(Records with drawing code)
________________________________________
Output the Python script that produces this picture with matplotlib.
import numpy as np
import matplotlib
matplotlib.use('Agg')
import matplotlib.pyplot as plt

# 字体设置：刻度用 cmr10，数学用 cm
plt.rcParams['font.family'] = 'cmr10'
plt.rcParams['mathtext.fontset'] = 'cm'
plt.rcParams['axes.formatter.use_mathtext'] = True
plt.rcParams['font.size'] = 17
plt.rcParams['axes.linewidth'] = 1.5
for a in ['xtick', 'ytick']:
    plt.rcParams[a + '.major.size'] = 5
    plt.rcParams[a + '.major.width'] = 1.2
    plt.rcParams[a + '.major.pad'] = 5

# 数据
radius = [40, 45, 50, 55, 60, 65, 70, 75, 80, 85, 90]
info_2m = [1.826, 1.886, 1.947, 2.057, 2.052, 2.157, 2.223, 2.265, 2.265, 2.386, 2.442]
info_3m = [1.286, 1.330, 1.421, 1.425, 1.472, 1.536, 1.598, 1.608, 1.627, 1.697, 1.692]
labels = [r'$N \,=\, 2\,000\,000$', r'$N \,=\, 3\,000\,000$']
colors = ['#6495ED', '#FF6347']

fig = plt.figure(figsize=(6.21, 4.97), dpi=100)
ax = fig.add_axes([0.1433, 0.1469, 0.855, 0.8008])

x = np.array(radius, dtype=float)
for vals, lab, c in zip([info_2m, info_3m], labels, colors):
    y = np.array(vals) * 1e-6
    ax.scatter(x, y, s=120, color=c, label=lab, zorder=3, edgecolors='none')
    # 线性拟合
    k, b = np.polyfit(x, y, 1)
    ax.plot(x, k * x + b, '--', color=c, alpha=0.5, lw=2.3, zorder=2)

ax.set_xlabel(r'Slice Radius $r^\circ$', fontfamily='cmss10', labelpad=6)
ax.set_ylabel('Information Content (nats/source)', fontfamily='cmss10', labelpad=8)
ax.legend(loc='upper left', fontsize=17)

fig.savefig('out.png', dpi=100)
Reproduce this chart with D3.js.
________________________________________
=== Requirement ===
Beginning at the first line above, repeat exactly until the line containing "import matplotlib.pyplot as plt", which is included.

=== Result of the exercise ===
Output the Python script that produces this picture with matplotlib.
import numpy as np
import matplotlib
matplotlib.use('Agg')
import matplotlib.pyplot as plt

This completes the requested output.